A gennaio gli U2 hanno annunciato la pubblicazione di “Songs Of Surrender”, una collezione di 40 brani, scelti tra i più importanti del catalogo, ri-registrati e ri-immaginati per il 2023. La raccolta è stata anticipata dall’uscita di una nuova versione di “Pride (In The Name Of Love)”, accolta qui in Italia con particolare, alle volte anche feroce, diffidenza.
Il poker d’album che propone la band irlandese potrebbe sembrare una normale operazione greatest hits che però, perché no?, potrebbe risultare addirittura necessaria, considerando che un’intera generazione sta crescendo all’ombra della musica fluida, ovvero la musica usa e getta, quella dello skip sulle varie piattaforme al minimo accenno di calo dell’attenzione e, di conseguenza, senza quei punti di riferimento musicali inossidabili; tra questi, certamente, gli U2.
“Songs Of Surrender” è un lavoro interamente pensato da The Edge, pseudonimo di David Howell Evans, ovvero il chitarrista degli U2, che spiega: “La musica ti permette di viaggiare nel tempo e siamo diventati curiosi di scoprire come sarebbe stato portare alcune delle nostre canzoni degli inizi con noi nel presente, dando loro una veste del 21mo secolo. Quello che è iniziato come un esperimento, mentre molte delle nostre canzoni si vestivano di nuove interpretazioni, si è velocemente trasformato in una personale ossessione. L’intimità prendeva il posto dell’urgenza del post-punk. Nuovi ritmi, nuove tonalità e in alcuni casi sono arrivati nuovi accordi e nuovi testi. È venuto fuori che una grande canzone è qualcosa di indistruttibile”.
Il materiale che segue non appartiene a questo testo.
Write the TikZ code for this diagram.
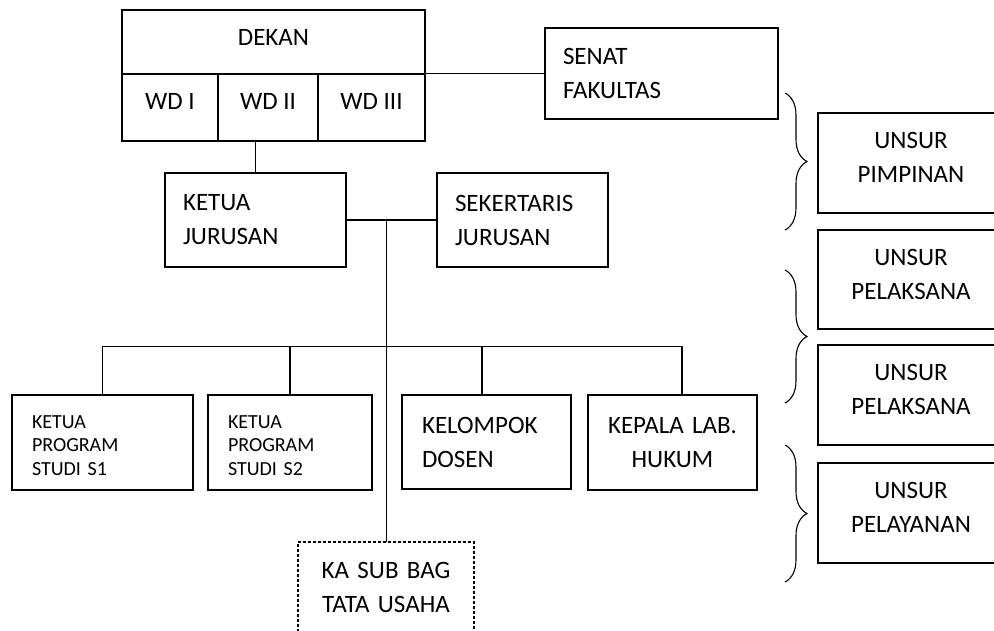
\documentclass[tikz,border=0pt]{standalone}
\usepackage{fontspec}
\setmainfont{Carlito}
\usetikzlibrary{decorations.pathreplacing}

\begin{document}
\begin{tikzpicture}[x=1pt, y=-1pt, line width=1.3pt,
    jabatan/.style={draw, outer sep=0pt, inner xsep=18pt, inner ysep=0pt, font=\fontsize{25}{34}\selectfont},
    pimpinan/.style={jabatan, line width=2.2pt, align=center, inner xsep=0pt},
    kiri/.style={jabatan, align=left},
    tengah/.style={jabatan, align=center},
    unsur/.style={tengah, minimum width=182pt, text width=150pt, text depth=45pt},
    prodi/.style={jabatan, align=left, inner xsep=20pt, text depth=41pt, font=\fontsize{20}{23.5}\selectfont},
    staf/.style={jabatan, align=center, inner xsep=20pt, inner ysep=20pt, dash pattern=on 3pt off 2pt, line width=1.8pt},
    kurawal/.style={decorate, decoration={brace, amplitude=22pt}, line width=1.1pt}]
  \useasboundingbox (0,0) rectangle (994,630);
  \clip (0,0) rectangle (994,630);

  \node[pimpinan, minimum width=303pt, minimum height=64pt, text depth=10pt] (DEKAN) at (273.5,42) {DEKAN};
  \node[pimpinan, anchor=north west, minimum width=96pt, minimum height=67pt, text depth=12pt] (WDI) at (DEKAN.south west) {WD I};
  \node[pimpinan, anchor=north west, minimum width=100pt, minimum height=67pt, text depth=12pt] (WDII) at (WDI.north east) {WD II};
  \node[pimpinan, anchor=north west, minimum width=107pt, minimum height=67pt, text depth=12pt] (WDIII) at (WDII.north east) {WD III};
  \node[kiri, minimum width=233pt, minimum height=91pt, text width=197pt] (SENAT) at (661.5,73.5) {SENAT\\FAKULTAS};

  \node[kiri, minimum width=181pt, minimum height=94pt, text width=145pt] (KAJUR) at (255.5,220) {KETUA\\JURUSAN};
  \node[kiri, minimum width=171pt, minimum height=94pt, text width=135pt] (SEKJUR) at (522.5,220) {SEKERTARIS\\JURUSAN};

  \node[prodi, minimum width=181pt, minimum height=95pt, text width=141pt] (KAPRODI1) at (102.5,442.5) {KETUA\\PROGRAM\\STUDI S1};
  \node[prodi, minimum width=164pt, minimum height=95pt, text width=124pt] (KAPRODI2) at (290,442.5) {KETUA\\PROGRAM\\STUDI S2};
  \node[kiri, inner xsep=20pt, minimum width=169pt, minimum height=94pt, text width=129pt] (DOSEN) at (486.5,442) {KELOMPOK\\DOSEN};
  \node[tengah, inner xsep=20pt, minimum width=169pt, minimum height=95pt, text width=129pt] (KALAB) at (672.5,442.5) {KEPALA LAB.\\HUKUM};
  \node[staf, anchor=north, text width=136pt, text depth=80pt] (SUBBAG) at (386,542) {KA SUB BAG\\TATA USAHA};

  \node[unsur, minimum height=100pt] (PIMPINAN) at (911,163) {UNSUR\\PIMPINAN};
  \node[unsur, minimum height=99pt] (PELAKSANA1) at (911,279.5) {UNSUR\\PELAKSANA};
  \node[unsur, minimum height=100pt] (PELAKSANA2) at (911,395) {UNSUR\\PELAKSANA};
  \node[unsur, minimum height=100pt] (PELAYANAN) at (911,513) {UNSUR\\PELAYANAN};

  \coordinate (CABANG) at (386,346);
  \draw (SENAT.west -| WDIII.east) -- (SENAT.west);
  \draw (KAJUR.north) -- (KAJUR.north |- WDII.south);
  \draw (KAJUR) -- (SEKJUR);
  \draw[line width=1pt] (SUBBAG.north) -- (SUBBAG.north |- KAJUR.east);
  \draw[line width=1pt] (KAPRODI1.north) |- ([xshift=9.5pt]KALAB.north |- CABANG);
  \draw ([xshift=9.5pt]KALAB.north) -- ([xshift=9.5pt]KALAB.north |- CABANG);
  \draw (KAPRODI2.north) -- (KAPRODI2.north |- CABANG);
  \draw ([xshift=-4.5pt]DOSEN.north) -- ([xshift=-4.5pt]DOSEN.north |- CABANG);

  \draw[kurawal] (785,93) -- (785,230);
  \draw[kurawal] (785,270) -- (785,403);
  \draw[kurawal] (785,445) -- (785,582);
\end{tikzpicture}
\end{document}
E di grandi canzoni questo progetto è pieno, chi si avventurerà in questa giungla di suoni rimasticati in maniera calda e accogliente, si imbatterà in capolavori assoluti come “Beautiful Day”, “One”, “Bad”, “Ordinary Love”, “Invisible”, “I Still Haven’t Found What I’m Looking For”, “With Or Without You”, “Sunday Bloody Sunday” e tutti quei brani che hanno reso gli U2, gli U2, una sigla legata non solo alla musica ma al significato che Bono, The Edge, Adam Clayton e Larry Mullen Jr. hanno dato all’energia, l’influenza, sociale, politica, oltre che emozionale, senza permettere mai che questo aspetto del loro lavoro cascasse in secondo piano.
“Ho osservato cosa resta di una canzone quando tutti gli elementi, tranne quelli essenziali, vengono tolti” ha spiegato The Edge, e quello che resta è un suono acustico, artigianale, da mestieranti, l’essenza dei brani che viene fuori con leggerezza, come se le parole, il dialogo con chi ascolta, prendesse il sopravvento sul furioso bisogno della scrittura originale, esattamente quello di cui parla The Edge, quella “urgenza del post-punk” che veniva recepita come traduzione di un movimento sociale, anche quando non politico, necessario ed efficace.
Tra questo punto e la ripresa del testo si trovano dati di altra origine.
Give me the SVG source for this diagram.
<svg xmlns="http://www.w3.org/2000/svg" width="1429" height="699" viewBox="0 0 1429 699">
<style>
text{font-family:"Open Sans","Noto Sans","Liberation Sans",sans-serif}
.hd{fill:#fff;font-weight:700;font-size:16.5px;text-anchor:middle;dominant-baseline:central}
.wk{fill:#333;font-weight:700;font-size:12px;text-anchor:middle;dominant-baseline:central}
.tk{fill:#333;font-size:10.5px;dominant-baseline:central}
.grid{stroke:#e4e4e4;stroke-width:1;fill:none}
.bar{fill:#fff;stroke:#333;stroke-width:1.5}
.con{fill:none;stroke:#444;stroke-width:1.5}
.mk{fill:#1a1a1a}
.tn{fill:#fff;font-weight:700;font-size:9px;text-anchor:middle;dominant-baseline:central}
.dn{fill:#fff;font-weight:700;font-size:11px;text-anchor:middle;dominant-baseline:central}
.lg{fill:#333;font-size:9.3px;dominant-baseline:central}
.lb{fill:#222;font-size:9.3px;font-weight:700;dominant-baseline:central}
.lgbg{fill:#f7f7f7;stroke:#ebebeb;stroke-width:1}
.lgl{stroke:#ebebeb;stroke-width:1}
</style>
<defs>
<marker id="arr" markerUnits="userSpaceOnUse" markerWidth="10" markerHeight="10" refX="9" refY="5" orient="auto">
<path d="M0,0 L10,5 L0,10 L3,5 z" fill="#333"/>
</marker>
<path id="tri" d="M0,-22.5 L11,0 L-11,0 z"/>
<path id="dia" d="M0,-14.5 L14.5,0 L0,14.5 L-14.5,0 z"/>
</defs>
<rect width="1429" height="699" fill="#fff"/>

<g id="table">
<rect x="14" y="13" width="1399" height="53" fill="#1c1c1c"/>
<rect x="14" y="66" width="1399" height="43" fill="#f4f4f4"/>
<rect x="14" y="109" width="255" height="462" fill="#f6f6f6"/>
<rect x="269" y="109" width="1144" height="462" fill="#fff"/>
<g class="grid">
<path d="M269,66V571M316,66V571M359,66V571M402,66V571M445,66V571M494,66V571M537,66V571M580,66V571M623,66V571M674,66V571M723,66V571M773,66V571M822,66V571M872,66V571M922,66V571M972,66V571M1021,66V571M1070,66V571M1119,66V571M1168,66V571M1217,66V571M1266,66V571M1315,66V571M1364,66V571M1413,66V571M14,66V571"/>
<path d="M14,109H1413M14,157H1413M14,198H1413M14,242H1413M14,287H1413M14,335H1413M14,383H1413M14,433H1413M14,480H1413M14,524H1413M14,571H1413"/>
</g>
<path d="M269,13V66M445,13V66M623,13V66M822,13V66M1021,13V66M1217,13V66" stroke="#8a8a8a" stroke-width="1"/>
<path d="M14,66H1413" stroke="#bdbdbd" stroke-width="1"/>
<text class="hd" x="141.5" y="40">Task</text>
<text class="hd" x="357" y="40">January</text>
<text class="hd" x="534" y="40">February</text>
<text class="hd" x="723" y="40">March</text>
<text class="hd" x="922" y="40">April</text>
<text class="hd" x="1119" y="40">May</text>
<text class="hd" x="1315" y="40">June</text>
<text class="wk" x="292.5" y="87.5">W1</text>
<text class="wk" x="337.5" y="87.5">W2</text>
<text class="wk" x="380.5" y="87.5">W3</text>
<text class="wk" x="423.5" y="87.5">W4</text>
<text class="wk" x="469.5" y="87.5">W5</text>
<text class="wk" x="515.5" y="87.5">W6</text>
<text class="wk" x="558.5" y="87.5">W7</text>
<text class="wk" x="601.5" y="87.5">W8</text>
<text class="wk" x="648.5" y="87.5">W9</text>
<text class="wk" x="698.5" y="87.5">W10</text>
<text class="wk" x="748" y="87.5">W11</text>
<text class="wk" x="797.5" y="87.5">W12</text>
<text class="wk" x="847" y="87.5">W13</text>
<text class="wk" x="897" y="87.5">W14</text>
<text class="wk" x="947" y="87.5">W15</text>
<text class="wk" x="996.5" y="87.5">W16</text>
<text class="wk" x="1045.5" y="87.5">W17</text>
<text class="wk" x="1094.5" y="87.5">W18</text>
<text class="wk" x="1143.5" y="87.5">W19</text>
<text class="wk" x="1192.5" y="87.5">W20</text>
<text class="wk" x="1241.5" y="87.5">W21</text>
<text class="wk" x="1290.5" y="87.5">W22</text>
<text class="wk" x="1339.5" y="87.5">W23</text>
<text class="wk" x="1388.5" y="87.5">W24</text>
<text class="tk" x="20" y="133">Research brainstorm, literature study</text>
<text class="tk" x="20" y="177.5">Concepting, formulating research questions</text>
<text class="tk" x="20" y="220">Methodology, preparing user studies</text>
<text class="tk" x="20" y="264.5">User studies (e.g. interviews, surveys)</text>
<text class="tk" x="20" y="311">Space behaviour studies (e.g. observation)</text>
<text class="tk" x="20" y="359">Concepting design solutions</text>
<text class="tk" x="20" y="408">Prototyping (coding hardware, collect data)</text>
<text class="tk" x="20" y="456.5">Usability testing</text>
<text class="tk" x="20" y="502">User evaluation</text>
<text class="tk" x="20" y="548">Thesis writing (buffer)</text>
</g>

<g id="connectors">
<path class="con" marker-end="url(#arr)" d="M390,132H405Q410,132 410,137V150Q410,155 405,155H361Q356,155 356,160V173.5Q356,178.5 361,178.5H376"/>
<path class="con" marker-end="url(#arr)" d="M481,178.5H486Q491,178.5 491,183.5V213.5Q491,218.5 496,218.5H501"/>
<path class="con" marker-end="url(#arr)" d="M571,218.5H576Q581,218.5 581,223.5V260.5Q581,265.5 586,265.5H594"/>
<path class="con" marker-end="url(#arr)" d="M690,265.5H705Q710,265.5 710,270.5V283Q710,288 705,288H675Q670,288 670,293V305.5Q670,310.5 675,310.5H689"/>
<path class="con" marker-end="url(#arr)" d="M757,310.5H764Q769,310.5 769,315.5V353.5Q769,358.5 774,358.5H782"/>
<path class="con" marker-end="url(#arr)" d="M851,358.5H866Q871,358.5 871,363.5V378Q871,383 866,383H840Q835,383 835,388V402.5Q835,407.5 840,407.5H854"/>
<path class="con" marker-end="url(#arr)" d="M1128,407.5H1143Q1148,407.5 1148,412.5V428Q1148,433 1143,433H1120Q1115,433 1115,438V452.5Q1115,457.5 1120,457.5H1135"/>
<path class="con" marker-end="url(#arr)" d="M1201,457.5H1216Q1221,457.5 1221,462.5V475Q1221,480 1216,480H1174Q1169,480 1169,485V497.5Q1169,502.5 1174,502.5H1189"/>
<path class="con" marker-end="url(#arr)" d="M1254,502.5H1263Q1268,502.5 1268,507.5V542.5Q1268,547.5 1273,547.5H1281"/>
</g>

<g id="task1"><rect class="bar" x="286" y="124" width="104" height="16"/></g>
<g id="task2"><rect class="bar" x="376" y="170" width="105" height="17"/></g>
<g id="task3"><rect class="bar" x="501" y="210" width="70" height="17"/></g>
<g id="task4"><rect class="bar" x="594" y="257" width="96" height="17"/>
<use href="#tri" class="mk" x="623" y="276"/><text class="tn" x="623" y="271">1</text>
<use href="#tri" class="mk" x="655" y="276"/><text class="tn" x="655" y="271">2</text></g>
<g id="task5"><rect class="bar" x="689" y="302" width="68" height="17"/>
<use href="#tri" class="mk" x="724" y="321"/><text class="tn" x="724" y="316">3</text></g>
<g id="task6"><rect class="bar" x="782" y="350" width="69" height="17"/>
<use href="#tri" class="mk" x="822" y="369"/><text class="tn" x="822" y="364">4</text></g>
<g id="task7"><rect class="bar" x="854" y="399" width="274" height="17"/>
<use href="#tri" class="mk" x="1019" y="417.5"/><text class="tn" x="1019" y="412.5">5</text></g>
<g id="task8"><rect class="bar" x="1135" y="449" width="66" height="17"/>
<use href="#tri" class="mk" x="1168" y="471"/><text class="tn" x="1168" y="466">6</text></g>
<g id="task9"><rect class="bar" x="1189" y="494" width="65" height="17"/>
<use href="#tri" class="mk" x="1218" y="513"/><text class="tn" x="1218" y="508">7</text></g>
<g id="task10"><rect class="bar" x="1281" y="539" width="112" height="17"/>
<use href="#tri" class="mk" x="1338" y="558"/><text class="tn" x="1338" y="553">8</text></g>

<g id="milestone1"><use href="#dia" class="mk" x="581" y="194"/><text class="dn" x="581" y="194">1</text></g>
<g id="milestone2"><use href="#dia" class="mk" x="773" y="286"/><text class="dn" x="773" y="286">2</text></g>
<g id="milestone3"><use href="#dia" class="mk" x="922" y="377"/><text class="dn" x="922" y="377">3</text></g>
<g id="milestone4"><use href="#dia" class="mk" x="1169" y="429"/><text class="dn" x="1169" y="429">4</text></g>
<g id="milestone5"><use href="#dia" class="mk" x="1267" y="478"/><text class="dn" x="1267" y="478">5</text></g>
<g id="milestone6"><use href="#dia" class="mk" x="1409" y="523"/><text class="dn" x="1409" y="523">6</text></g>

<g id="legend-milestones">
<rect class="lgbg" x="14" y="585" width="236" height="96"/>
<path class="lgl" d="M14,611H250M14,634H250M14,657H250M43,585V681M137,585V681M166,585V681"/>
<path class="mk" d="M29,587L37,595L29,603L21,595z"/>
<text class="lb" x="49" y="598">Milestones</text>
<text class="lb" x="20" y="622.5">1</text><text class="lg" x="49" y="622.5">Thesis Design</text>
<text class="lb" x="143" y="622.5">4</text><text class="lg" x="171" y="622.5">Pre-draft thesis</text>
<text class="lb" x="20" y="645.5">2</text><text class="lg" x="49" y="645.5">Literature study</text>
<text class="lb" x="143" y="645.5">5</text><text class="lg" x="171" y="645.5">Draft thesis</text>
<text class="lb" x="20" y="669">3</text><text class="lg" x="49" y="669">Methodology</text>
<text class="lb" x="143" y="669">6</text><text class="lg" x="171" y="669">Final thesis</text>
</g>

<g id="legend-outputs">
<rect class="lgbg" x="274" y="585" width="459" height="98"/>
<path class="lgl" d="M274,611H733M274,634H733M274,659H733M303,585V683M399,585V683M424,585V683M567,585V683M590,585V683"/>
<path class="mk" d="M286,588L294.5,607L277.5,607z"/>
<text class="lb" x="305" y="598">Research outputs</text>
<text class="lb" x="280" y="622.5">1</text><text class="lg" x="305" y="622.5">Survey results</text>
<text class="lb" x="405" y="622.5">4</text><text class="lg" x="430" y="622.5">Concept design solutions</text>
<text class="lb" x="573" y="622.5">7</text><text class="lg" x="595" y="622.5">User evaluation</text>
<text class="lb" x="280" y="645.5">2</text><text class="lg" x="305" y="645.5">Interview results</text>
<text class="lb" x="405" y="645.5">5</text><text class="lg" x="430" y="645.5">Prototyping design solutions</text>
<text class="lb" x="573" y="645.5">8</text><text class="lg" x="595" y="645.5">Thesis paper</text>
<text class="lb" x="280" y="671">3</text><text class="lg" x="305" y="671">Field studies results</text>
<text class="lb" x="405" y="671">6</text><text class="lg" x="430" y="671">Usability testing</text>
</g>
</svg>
Gli U2 in “Songs Of Surrender” altro non fanno che adattarsi ad un mondo della comunicazione, che ha inglobato tutto, anche la musica, anche la politica, anche la lotta sociale, che si è fatto didascalico e multiforme; ma al tempo stesso decidono di non sottostare alle tempistiche del flusso, alla fretta, alla cassa dritta, all’elementare, ma di fare gli adulti, di provare a giocare con le carte sul tavolo, le parole in questo caso, e, nonostante l’assenza, quasi totale, di certi elementi rock, abbia fatto storcere il naso a molti, come se gli U2 avessero autosoffocato il proprio grido contro, come se la storia, la loro incredibile storia, li abbia in qualche modo ammansiti, rendendoli così inutili.
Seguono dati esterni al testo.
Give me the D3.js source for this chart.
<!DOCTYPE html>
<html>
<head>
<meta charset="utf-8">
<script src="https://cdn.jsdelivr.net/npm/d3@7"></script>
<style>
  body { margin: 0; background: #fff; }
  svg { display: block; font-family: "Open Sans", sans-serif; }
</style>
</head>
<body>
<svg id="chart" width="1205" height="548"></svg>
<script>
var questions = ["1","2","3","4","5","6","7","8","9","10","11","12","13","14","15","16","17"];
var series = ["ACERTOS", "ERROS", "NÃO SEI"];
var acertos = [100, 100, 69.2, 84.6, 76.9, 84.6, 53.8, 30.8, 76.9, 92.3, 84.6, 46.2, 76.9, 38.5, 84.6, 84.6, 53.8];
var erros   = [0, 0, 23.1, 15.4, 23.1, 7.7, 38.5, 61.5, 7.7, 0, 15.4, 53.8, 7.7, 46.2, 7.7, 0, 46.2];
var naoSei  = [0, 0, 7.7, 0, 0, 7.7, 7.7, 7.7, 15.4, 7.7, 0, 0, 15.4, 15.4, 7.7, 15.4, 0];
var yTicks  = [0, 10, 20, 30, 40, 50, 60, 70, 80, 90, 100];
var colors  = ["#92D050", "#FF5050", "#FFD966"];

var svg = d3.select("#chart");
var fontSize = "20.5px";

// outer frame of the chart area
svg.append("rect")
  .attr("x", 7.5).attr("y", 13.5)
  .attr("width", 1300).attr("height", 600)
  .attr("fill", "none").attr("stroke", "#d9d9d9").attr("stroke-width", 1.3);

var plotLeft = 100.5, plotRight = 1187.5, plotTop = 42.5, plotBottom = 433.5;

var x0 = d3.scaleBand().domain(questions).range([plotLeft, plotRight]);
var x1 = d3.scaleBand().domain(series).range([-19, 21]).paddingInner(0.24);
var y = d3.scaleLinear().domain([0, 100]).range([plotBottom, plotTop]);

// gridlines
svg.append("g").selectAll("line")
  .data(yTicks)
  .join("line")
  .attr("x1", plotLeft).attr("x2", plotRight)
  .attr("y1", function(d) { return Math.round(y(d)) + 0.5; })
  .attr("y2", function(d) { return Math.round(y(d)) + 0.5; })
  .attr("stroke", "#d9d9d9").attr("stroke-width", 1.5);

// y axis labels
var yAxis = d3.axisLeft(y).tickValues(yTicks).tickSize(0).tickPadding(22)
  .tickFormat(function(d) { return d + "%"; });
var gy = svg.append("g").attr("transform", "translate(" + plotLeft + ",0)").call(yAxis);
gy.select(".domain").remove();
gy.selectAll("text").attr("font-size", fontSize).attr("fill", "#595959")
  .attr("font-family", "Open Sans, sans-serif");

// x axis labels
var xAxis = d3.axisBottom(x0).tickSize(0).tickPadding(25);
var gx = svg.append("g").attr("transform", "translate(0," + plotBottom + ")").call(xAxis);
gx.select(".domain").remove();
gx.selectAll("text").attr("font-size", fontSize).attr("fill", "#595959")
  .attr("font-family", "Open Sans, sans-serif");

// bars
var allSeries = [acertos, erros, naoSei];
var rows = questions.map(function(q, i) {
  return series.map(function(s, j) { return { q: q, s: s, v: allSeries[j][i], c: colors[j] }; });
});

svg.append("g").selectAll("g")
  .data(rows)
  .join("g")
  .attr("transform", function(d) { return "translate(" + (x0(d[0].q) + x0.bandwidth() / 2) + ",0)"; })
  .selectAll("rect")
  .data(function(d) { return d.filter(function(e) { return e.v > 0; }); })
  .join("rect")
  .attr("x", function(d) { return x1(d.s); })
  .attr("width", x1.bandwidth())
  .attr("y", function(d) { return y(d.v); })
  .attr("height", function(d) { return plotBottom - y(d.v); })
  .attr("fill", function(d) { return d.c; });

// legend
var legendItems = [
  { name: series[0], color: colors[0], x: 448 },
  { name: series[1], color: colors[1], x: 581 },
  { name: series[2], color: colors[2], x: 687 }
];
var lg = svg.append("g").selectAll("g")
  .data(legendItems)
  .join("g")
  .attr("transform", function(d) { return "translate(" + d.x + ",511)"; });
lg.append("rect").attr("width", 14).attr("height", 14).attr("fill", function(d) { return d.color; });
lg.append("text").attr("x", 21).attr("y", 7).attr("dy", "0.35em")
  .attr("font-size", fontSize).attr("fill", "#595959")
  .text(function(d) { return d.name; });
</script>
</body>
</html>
Tutto scorretto; sarebbe invece il caso di riscrivere la definizione di rock, di mettere distanza tra la concezione anni ‘50/’60, la rottura in termini musicali dal passato, l’accompagnamento di una certa rivoluzione, l’urgenza, di nuovo, di trovare un codice, un linguaggio, che fossero nuovi a tutti i costi, e il concetto di lotta legato alla musica, di cosa voglia dire oggi, in un mondo che la rete ha allargato e informato a dismisura, rompere uno schema.
I cantanti che oggi vanno in classifica in Italia dichiarano apertamente, senza vergogna né problemi, anzi, quasi con una certa soddisfazione, di tenersi volontariamente lontani da tematiche politiche, sociali, perché ignoranti in materia e orgogliosamente disinteressati all’argomento. Gli U2 invece della propria volontà di provare a cambiare le cose con un mucchio organizzato di note e parole ne hanno fatto una missione, che forse, attraverso la nudità di questi 40 loro grandi successi, diventa addirittura più incisiva, di questi tempi così irrequieti, forse ancora più rock.